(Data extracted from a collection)
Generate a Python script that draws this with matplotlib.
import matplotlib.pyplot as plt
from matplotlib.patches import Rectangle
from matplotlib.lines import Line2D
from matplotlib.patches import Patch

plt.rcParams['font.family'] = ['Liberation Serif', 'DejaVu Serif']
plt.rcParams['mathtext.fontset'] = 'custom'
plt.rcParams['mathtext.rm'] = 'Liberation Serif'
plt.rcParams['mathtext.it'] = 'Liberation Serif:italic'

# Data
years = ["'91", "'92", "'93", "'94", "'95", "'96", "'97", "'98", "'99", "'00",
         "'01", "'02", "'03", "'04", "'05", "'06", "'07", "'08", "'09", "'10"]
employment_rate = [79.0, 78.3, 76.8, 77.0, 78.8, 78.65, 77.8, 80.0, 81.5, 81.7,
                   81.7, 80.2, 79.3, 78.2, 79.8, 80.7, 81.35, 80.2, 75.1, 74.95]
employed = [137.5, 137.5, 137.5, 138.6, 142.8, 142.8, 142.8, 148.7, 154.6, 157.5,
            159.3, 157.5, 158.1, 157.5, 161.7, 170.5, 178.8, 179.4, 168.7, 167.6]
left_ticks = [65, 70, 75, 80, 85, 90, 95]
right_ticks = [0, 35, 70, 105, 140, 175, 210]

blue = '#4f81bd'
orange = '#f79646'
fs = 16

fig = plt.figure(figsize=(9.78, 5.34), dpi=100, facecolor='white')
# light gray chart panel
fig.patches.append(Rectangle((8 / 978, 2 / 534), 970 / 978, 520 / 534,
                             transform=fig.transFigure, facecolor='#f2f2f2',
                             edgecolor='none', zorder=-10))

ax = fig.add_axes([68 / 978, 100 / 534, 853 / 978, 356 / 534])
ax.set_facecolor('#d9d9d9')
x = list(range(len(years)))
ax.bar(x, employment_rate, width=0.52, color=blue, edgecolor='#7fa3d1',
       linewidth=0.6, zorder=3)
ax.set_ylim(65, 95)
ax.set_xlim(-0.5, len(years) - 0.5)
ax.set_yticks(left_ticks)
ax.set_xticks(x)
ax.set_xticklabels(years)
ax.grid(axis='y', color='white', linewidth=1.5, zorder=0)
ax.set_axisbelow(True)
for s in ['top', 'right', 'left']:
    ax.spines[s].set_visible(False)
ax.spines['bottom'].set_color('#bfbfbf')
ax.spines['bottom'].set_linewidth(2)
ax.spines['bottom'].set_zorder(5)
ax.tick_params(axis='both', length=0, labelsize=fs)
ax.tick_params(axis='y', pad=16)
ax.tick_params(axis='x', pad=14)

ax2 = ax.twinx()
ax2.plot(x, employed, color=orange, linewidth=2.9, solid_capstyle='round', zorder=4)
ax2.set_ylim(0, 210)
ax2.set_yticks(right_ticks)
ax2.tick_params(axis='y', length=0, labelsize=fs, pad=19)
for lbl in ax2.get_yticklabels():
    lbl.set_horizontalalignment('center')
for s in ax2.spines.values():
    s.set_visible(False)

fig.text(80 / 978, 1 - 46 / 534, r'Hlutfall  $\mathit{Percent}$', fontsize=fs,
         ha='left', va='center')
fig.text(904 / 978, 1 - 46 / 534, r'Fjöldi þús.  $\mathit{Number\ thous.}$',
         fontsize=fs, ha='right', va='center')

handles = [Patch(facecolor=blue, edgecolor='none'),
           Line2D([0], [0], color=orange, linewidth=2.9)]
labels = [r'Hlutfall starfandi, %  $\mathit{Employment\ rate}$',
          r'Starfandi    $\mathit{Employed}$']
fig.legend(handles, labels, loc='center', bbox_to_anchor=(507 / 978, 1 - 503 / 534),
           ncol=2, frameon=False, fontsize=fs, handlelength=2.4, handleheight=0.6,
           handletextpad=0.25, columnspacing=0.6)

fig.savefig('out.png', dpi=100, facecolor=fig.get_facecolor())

---

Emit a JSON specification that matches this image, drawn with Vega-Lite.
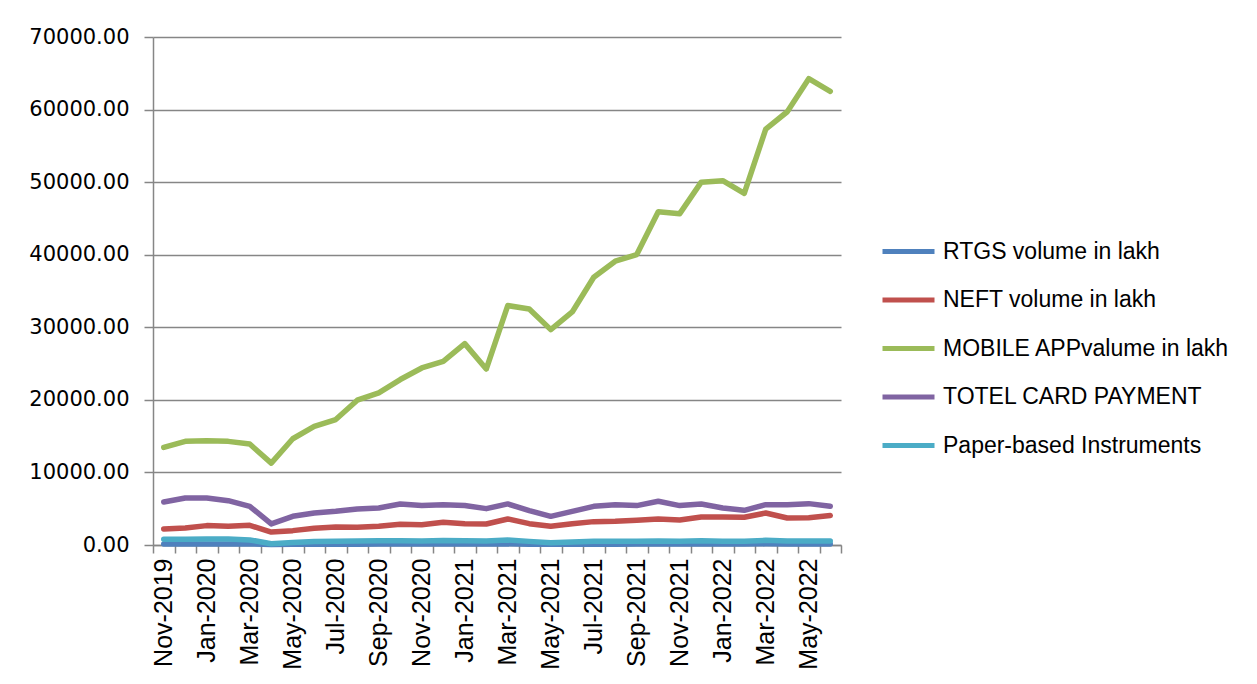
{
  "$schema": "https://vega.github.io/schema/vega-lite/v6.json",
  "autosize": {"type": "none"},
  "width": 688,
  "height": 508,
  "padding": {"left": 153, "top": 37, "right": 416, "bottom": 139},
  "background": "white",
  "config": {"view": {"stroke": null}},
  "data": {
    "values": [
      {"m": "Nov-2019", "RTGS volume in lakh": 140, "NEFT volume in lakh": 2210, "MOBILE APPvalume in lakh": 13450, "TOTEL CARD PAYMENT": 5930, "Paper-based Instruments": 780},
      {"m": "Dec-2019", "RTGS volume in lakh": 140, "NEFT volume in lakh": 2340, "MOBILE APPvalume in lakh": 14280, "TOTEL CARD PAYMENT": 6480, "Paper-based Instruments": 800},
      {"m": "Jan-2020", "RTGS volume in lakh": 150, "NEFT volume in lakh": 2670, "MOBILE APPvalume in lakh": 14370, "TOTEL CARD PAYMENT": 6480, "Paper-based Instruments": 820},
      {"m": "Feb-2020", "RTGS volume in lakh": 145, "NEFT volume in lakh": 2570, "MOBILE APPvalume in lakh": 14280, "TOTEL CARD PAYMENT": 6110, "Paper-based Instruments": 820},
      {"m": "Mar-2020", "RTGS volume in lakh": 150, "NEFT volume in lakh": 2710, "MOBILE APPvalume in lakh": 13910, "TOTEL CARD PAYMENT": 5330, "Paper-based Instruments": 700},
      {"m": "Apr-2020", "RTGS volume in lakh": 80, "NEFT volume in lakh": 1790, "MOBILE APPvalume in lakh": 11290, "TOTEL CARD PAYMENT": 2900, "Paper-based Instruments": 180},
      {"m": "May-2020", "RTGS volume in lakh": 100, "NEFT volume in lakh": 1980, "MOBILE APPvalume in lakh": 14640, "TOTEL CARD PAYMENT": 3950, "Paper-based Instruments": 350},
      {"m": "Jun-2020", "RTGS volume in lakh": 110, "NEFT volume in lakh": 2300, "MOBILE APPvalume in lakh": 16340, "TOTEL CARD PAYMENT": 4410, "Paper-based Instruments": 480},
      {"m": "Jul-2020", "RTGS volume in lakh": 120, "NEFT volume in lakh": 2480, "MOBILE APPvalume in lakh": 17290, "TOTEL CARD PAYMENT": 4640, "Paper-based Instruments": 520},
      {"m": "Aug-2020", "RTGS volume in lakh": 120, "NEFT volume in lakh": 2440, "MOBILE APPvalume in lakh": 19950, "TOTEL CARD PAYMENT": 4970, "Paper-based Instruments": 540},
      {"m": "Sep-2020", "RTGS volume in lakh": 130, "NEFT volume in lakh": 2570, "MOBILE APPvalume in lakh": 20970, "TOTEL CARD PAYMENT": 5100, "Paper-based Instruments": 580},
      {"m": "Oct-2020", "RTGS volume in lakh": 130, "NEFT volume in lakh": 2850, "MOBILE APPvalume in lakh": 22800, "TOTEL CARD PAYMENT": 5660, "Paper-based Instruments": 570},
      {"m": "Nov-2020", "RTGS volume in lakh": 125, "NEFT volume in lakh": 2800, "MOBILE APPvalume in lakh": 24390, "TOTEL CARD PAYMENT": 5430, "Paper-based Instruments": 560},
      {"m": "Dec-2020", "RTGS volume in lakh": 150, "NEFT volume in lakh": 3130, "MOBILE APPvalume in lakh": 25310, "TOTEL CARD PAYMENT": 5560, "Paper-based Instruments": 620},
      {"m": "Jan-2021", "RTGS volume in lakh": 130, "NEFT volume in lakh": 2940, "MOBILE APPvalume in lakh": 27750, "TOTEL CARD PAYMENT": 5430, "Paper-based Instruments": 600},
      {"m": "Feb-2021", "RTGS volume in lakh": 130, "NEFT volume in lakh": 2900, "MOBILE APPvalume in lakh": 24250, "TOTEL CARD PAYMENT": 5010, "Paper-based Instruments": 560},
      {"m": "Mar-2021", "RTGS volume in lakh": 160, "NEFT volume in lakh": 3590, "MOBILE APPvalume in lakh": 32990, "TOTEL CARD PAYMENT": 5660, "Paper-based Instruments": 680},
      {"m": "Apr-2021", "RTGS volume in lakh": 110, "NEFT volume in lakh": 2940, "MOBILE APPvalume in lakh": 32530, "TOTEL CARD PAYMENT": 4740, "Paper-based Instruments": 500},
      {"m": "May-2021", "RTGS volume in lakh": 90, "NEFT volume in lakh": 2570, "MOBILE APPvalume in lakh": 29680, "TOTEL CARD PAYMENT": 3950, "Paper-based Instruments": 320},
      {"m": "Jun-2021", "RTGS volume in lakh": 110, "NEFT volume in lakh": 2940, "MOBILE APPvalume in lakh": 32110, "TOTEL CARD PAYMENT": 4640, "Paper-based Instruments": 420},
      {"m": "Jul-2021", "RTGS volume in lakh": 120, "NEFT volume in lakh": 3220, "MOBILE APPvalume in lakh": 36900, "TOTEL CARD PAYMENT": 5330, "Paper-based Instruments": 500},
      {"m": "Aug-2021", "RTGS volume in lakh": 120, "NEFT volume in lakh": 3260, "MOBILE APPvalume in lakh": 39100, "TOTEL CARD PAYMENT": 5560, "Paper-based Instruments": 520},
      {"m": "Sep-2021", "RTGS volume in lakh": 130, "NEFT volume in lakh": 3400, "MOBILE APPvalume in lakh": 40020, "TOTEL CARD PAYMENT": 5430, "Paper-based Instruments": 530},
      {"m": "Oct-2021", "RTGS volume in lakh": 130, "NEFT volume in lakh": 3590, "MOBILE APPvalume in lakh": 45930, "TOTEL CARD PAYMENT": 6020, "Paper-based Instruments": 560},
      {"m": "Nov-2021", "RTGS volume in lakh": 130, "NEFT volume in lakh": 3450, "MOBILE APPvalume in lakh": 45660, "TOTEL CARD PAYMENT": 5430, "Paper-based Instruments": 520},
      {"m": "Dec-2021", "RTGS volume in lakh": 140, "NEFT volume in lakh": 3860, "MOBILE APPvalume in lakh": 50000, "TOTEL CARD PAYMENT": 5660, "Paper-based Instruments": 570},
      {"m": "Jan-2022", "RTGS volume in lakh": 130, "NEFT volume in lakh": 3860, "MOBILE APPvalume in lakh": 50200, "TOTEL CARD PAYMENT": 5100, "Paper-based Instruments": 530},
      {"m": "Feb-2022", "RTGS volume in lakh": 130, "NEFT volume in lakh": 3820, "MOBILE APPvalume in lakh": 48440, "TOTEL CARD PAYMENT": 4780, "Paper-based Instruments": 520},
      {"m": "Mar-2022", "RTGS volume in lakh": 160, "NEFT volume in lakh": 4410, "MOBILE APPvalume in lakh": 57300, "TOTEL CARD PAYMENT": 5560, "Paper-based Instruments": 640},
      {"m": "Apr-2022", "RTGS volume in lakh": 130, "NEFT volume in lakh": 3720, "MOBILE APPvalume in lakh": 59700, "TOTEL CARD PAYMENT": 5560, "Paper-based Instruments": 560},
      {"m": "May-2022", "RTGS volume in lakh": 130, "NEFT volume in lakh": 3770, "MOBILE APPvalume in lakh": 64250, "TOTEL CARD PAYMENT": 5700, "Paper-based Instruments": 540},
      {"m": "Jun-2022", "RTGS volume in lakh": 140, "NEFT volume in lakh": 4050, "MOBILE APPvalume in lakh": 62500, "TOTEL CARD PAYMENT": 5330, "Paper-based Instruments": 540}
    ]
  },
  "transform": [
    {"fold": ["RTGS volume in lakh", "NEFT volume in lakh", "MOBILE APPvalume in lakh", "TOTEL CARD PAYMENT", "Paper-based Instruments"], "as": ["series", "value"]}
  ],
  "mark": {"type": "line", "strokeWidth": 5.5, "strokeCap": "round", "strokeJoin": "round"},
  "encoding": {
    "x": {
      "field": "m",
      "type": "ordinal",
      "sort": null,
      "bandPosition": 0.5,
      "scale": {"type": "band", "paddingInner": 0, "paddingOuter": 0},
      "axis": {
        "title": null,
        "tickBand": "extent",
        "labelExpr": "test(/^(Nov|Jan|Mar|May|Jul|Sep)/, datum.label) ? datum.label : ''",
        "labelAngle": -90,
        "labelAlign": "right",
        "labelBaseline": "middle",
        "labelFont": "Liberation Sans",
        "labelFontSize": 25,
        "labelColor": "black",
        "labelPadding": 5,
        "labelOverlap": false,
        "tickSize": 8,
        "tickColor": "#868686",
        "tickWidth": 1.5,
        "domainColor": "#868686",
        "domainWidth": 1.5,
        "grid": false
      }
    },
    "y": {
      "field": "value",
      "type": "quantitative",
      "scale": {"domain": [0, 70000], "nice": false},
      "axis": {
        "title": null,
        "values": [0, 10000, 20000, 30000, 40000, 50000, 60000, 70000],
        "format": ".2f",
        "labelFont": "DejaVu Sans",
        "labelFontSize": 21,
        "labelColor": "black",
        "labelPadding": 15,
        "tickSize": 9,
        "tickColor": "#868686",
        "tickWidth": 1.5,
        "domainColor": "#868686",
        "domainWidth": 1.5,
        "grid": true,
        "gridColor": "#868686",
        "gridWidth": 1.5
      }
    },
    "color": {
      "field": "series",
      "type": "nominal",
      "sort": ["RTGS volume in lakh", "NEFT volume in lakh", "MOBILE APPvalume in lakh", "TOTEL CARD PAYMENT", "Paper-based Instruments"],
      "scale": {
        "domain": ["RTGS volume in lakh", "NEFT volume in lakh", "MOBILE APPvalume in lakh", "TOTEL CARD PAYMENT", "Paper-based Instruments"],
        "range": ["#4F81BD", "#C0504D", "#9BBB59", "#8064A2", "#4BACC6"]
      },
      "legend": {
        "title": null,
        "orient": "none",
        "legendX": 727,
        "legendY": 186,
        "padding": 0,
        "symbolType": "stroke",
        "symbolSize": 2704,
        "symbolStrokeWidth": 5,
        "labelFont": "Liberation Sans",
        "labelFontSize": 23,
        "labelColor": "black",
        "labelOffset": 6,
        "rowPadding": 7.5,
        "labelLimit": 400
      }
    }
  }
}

Challenge
Will you return exactly the lines above from the one with "Generate a Python" down to the one with "edgecolor='none', zorder=-10))", counting both as part of the range?

Answer to the task
Generate a Python script that draws this with matplotlib.
import matplotlib.pyplot as plt
from matplotlib.patches import Rectangle
from matplotlib.lines import Line2D
from matplotlib.patches import Patch

plt.rcParams['font.family'] = ['Liberation Serif', 'DejaVu Serif']
plt.rcParams['mathtext.fontset'] = 'custom'
plt.rcParams['mathtext.rm'] = 'Liberation Serif'
plt.rcParams['mathtext.it'] = 'Liberation Serif:italic'

# Data
years = ["'91", "'92", "'93", "'94", "'95", "'96", "'97", "'98", "'99", "'00",
         "'01", "'02", "'03", "'04", "'05", "'06", "'07", "'08", "'09", "'10"]
employment_rate = [79.0, 78.3, 76.8, 77.0, 78.8, 78.65, 77.8, 80.0, 81.5, 81.7,
                   81.7, 80.2, 79.3, 78.2, 79.8, 80.7, 81.35, 80.2, 75.1, 74.95]
employed = [137.5, 137.5, 137.5, 138.6, 142.8, 142.8, 142.8, 148.7, 154.6, 157.5,
            159.3, 157.5, 158.1, 157.5, 161.7, 170.5, 178.8, 179.4, 168.7, 167.6]
left_ticks = [65, 70, 75, 80, 85, 90, 95]
right_ticks = [0, 35, 70, 105, 140, 175, 210]

blue = '#4f81bd'
orange = '#f79646'
fs = 16

fig = plt.figure(figsize=(9.78, 5.34), dpi=100, facecolor='white')
# light gray chart panel
fig.patches.append(Rectangle((8 / 978, 2 / 534), 970 / 978, 520 / 534,
                             transform=fig.transFigure, facecolor='#f2f2f2',
                             edgecolor='none', zorder=-10))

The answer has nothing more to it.